Demikian pula dengan putera pendiri NU Hadratussyaikh KH Hasyim Asy’ari, KH Wahid Hasyim yang menegaskan hubungan erat antara keislaman dan keindonesiaan. Bahkan, perumus Pancasila ini mengusulkan secara resmi agama negara adalah Islam . (Lihat Risalah Sidang BPUPKI: 1995).
Dalam kesempatan lainnya, KH Wahid Hasyim dalam Tugas Pemerintah Terhadap Negara menekankan hak konstitusional umat Islam untuk menjalankan agamanya yang juga dilindungi oleh UUD 1945 dan juga sejalan dengan Pancasila.
“Di Indonesia, sebagian besar daripada rakyatnya keras sekali keinginannya akan menghidupkan syari’at agamanya, walaupun mereka belum tahu dengan sempurna cara bagaimana akan menghidupkannya. Hal itu ternyata dari pada tercantumnya Ketuhanan Yang Maha Esa sebagai salah satu dasar Pancasila kita,”
Perdana Menteri pertama NKRI, Mohammad Natsir berkali-kali menelurkan ide tentang keislaman dan keindonesiaan. Berdirinya NKRI tak lepas dari ide dan gagasan beliau.
“Indonesia tidak memisahkan agama dari (masalah) kenegaraan. Dengan tegas Indonesia menyatakan percaya kepada Tuhan Yang Maha Esa jadi tiang pertama dari Pancasila, kaidah yang lima, yang dianut sebagai dasar ruhani, dasar akhlak dan susila oleh negara dan bangsa Indonesia,” kata Natsir.
Walhasil, upaya mendiskriditkan Islam – dan umat Islam – dari gelanggang keindonesiaan dengan tudingan-tudingan tertentu kepada elemen umat, jelas-jelas hal tersebut tuna sejarah, atau bisa kita sebut “lupa akan sejarah.” Gelagat lupa ini, harus kita ingatkan, dengan cara merawat ingatan : menulis ulang sejarah.
Tentu saja, kalau bukan kita-umat Islam-siapa lagi yang akan menulis tentang kita?

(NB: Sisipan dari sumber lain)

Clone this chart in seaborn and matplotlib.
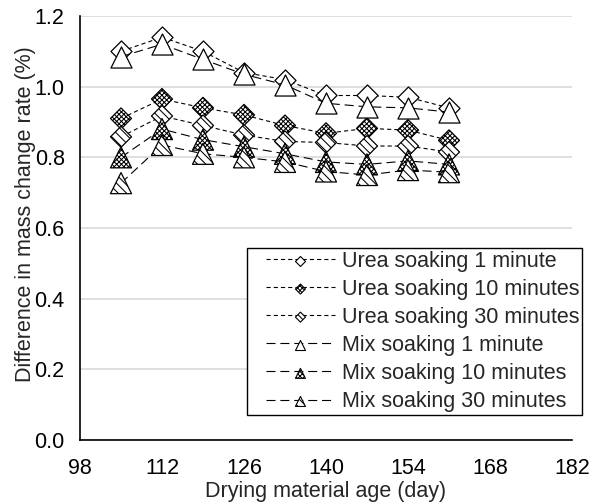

Seperti ungkapan KH Wahid Hasyim, pada akhirnya yang pro dengan kita hanyalah kita jua (umat Islam).
Karenanya, kami mengajak para pegiat komunitas, pegiat literasi, pegiat sejarah, sejarawan, peminat sejarah untuk berkolaborasi dan bersinergi dalam ikhtiar menulis ulang sejarah Indonesia ini. Sebab, kata KH Wahid Hasyim, boleh jadi generasi di masa akan datang akan kembali lupa.
“Perjuangan di masa depan akan diemban oleh generasi mendatang pula. Barangkali angkatan saya sudah tidak ada lagi. Kalau kita tak memancangkan pilar-pilar yang kita sendiri pasang, di masa depan tak bakal ada saksi-saksi yang berbicara bahwa kita—umat Islam—telah pernah berbuat,” kata KH Wahid Hasyim, mengingatkan dalam Berangkat Dari Pesantren.
Umur manusia, kata KH Wahid Hasyim terbatas, dan generasi yang akan datang boleh jadi akan lupa apa yang dilakukan umat Islam di masa silam. Maka, izinkan kami kembali mempertautkan kenangan masa silam dengan masa kini.
“Yang harus dijaga, jangan sampai umat Islam tidak memperoleh hak-hak mereka secara politis. Jika perang sudah usai, maka fase perjuangan hidup mati sudah dilewati, tentu orang-orang mulai mengisi kemerdekaannya dengan usaha membangun bangsa dan negara. Moga-moga saja saham umat Islam di masa paling sulit itu tidak dilupakan,” pesan KH Wahid Hasyim.
Semoga, di usianya yang ke – 5 ini, Jejakislam dapat hadir mengisi harapan dan cita para pendahulu negeri ini, negeri yang memperoleh kemerdekaan atas berkat Rahmat Allah.
Para pendahulu kita tahu, tanpa rahmat Allah, negeri impian itu tak kan terwujud. Kemerdekaan yang kita nantikan hanya menyisakan sedikit ikhtiar kita.
Bukankah sudah jelas kalau kita tak memiliki senjata, harta, hingga apa pun tak kita miliki. Hanya satu yang kita miliki: iman yang menggelora dalam dada. Iman yang menggerakkan. Maka, tak salah bukan kita bersyukur?
“… Atas berkat rahmat Allah Yang Maha Kuasa…”
Atas Rahmat Allah negeri ini merdeka. Jika negeri ini merdeka berkat rahmat Allah, akankah setelah merdeka, RahmatNya tak lagi kita harapkan?